For those who enjoy the Japanese custom of taking off your shoes before entering a house, there are booths (referred to here as tatami booths) with low tables, no chairs, and a variety of zabutons (Japanese cushions) at each setting. Mickey Mouse flip-flops await those who want to wear them. If you have children dining with you, this is where they will beg to sit.
Sake Hana isn’t a strict sushi house. No one will scold you for asking for soy sauce or spicy tuna. Some rolls are so big you’ll be tempted to eat them the traditional way – with your fingers, rather than the unwieldly plastic chopsticks. The large menu has the whole of Japanese cuisine – yakitori, noodles, sushi, soup – but also veers into pan-Asian mix-and-match dishes, namely Chinese, Thai and some Indian.
More surprises are in store when it comes to such dishes.
Sometimes, spring rolls and gyoza (dumplings) can be the throw-away items at pan-Asian restaurants. Not here. The six gyoza ($6) are browned and crispy on the outside, and the thin wrappers hold a juicy pork filling. Vegetable spring rolls ($4.50) are another good, not-at-all-doughy bite, with discernible vegetables and a tasty plum dipping sauce.
Rock shrimp tempura ($10), served piping hot, is stunningly good. Its light and airy batter still has a nice crunch, even though it’s lightly tossed in a not-so-spicy mayonnaise and sprinkled with black sesame seeds. The shrimp is sweet.

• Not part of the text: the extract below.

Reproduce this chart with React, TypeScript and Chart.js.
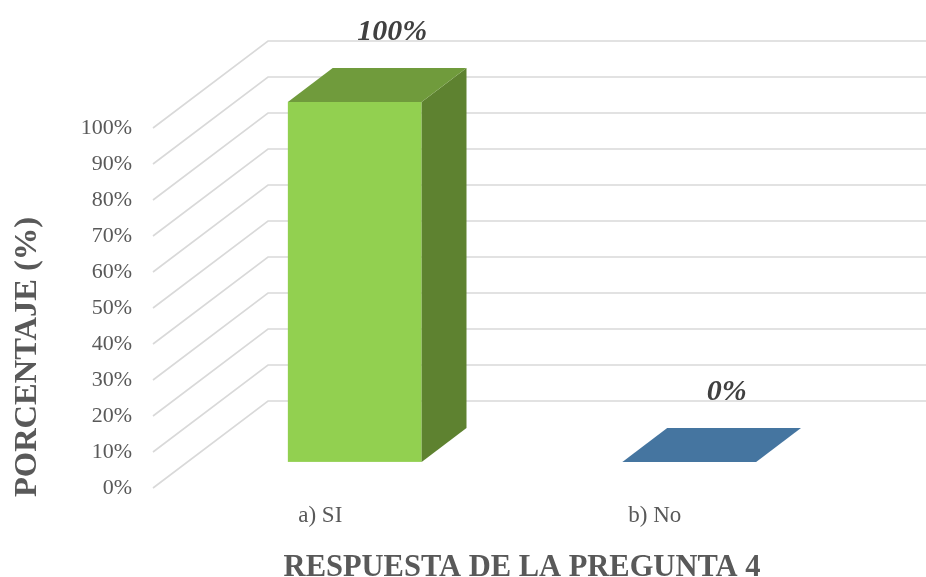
import React, { useEffect, useRef } from 'react';
import { Chart, registerables } from 'chart.js';

Chart.register(...registerables);

// ---- data ----
const categories: string[] = ['a) SI', 'b) No'];
const percentages: number[] = [100, 0];
const dataLabels: string[] = ['100%', '0%'];
const yMin = 0;
const yMax = 100;
const yStep = 10;
const yTitle = 'PORCENTAJE (%)';
const xTitle = 'RESPUESTA DE LA PREGUNTA 4';

// ---- styles ----
const frontColors = ['#92D050', '#4575A0'];
const topColors = ['#709B3C', '#4575A0'];
const sideColors = ['#5E8230', '#3A6389'];
const gridColor = '#D9D9D9';
const textColor = '#595959';
const labelColor = '#404040';
const FONT = '"Liberation Serif", "Times New Roman", serif';

// oblique depth of the "room"
const DX = 115;
const DY = 87;
const BAR_FRONT = 0.3;
const BAR_BACK = 0.69;

const threeD = {
  id: 'threeD',
  beforeDatasetsDraw(chart: any) {
    const { ctx, chartArea, scales, width } = chart;
    const y = scales.y;
    ctx.save();
    ctx.strokeStyle = gridColor;
    ctx.lineWidth = 1.6;
    y.ticks.forEach((t: any) => {
      const py = y.getPixelForValue(t.value);
      ctx.beginPath();
      ctx.moveTo(chartArea.left, py);
      ctx.lineTo(chartArea.left + DX, py - DY);
      ctx.lineTo(width, py - DY);
      ctx.stroke();
    });
    ctx.restore();
  },
  afterDatasetsDraw(chart: any) {
    const { ctx } = chart;
    const meta = chart.getDatasetMeta(0);
    ctx.save();
    meta.data.forEach((el: any, i: number) => {
      const { x, y, base, width: w } = el.getProps(['x', 'y', 'base', 'width'], true);
      const fx = DX * BAR_FRONT, fy = DY * BAR_FRONT;
      const bx = DX * BAR_BACK, by = DY * BAR_BACK;
      const fl = x - w / 2 + fx, fr = x + w / 2 + fx;
      const ft = y - fy, fb = base - fy;
      const bl = x - w / 2 + bx, br = x + w / 2 + bx;
      const bt = y - by, bb = base - by;
      if (Math.abs(base - y) > 0.5) {
        // front
        ctx.fillStyle = frontColors[i];
        ctx.fillRect(fl, ft, fr - fl, fb - ft);
        // side
        ctx.fillStyle = sideColors[i];
        ctx.beginPath();
        ctx.moveTo(fr, ft);
        ctx.lineTo(br, bt);
        ctx.lineTo(br, bb);
        ctx.lineTo(fr, fb);
        ctx.closePath();
        ctx.fill();
      }
      // top
      ctx.fillStyle = topColors[i];
      ctx.beginPath();
      ctx.moveTo(fl, ft);
      ctx.lineTo(fr, ft);
      ctx.lineTo(br, bt);
      ctx.lineTo(bl, bt);
      ctx.closePath();
      ctx.fill();

      // data label
      ctx.fillStyle = labelColor;
      ctx.font = 'italic bold 30px ' + FONT;
      ctx.textAlign = 'center';
      ctx.textBaseline = 'middle';
      ctx.fillText(dataLabels[i], x + 72, y - 96);
    });
    ctx.restore();
  },
  afterDraw(chart: any) {
    const { ctx } = chart;
    ctx.save();
    ctx.fillStyle = textColor;
    ctx.textBaseline = 'alphabetic';
    // y title
    ctx.save();
    ctx.font = 'bold 32.5px ' + FONT;
    ctx.translate(36, 497);
    ctx.rotate(-Math.PI / 2);
    ctx.textAlign = 'left';
    ctx.fillText(yTitle, 0, 0);
    ctx.restore();
    // x title
    ctx.font = 'bold 30.5px ' + FONT;
    ctx.textAlign = 'center';
    ctx.fillText(xTitle, 522, 576);
    ctx.restore();
  },
};

export default function App() {
  const ref = useRef<HTMLCanvasElement | null>(null);
  useEffect(() => {
    if (!ref.current) return;
    const chart = new Chart(ref.current, {
      type: 'bar',
      data: {
        labels: categories,
        datasets: [
          {
            data: percentages,
            backgroundColor: 'rgba(0,0,0,0)',
            borderWidth: 0,
            barPercentage: 0.4,
            categoryPercentage: 1.0,
          },
        ],
      },
      options: {
        animation: false,
        responsive: true,
        maintainAspectRatio: false,
        layout: { padding: { top: 128, right: 104, left: 0, bottom: 0 } },
        plugins: {
          legend: { display: false },
          tooltip: { enabled: false },
        },
        scales: {
          x: {
            grid: { display: false, drawTicks: false },
            border: { display: false },
            ticks: {
              color: textColor,
              font: { family: FONT, size: 23 },
              padding: 14,
            },
            afterFit(s: any) {
              s.height = 89;
            },
          },
          y: {
            min: yMin,
            max: yMax,
            grid: { display: false, drawTicks: false },
            border: { display: false },
            ticks: {
              stepSize: yStep,
              color: textColor,
              font: { family: FONT, size: 22 },
              padding: 21,
              callback: (v: any) => v + '%',
            },
            afterFit(s: any) {
              s.width = 153;
            },
          },
        },
      },
      plugins: [threeD],
    });
    return () => chart.destroy();
  }, []);
  return (
    <div style={{ position: 'fixed', left: 0, top: 0, width: 926, height: 577, background: '#fff' }}>
      <canvas ref={ref} />
    </div>
  );
}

Still, cucumber lollipops ($11), a sushi bar appetizer, was the darling of the night. Sushi chefs roll a choice of salmon, tuna or yellowtail with avocado around a ring of cucumber strips instead of rice. The roll is held together with a black skewer – hence the lollipop – and a sweetish ponzu sauce is drizzled on top along with thinly sliced scallions. It tastes fresher and lighter than the usual maki.
Since this is suburbia, the gracious servers know children will be among the customers and they cater quite nicely to them. Children-friendly chopsticks are provided (if you ask) and soft drinks come in adorable Buddha bear cups.
My visit was with a group, so we sat at a table. I’m guessing solo diners and nigiri and sashimi lovers will likely opt for the sushi counter, where the staff seems friendly, engaging and ready to serve everything from uni to kampachi to live scallops.
Purists will be happy to hear that Sake Hana does indeed have omakase, or a chef’s choice dinner. It’s $60 per person, and up to $80 if you include sake flights.
Novices should appreciate that rolls are listed as cooked and raw, there’s a wide variety to choose from, and the plate presentation is superb. Some rolls are listed as spicy. While there is a little sneaky heat, you’ll find no dangerous burn. (You can get that from the accompanying wasabi.)
The rice is nicely seasoned with vinegar and some of our favorite rolls included the TNT ($11), tuna salmon, red snapper and avocado with scallion, eel sauce and spicy mayonnaise, and the rainbow roll with its assorted raw fish, cucumber, avocado and tempura flakes. Lobster King ($15) includes lobster tempura and a lobster salad, while the Rock-and-Roll ($12.50) layers shrimp tempura with spicy tuna and spicy salmon.
Sushi devotees are sure to stay with the raw items, but just for kicks, I got a takeout order of hibachi steak ($19), medium-rare, to see what it was like. Landlubbers should be happy with the plentiful and tender chunks of sirloin steak, served along with mushrooms and broccoli and a giant pile of rice. Another surprise at Sake Hana.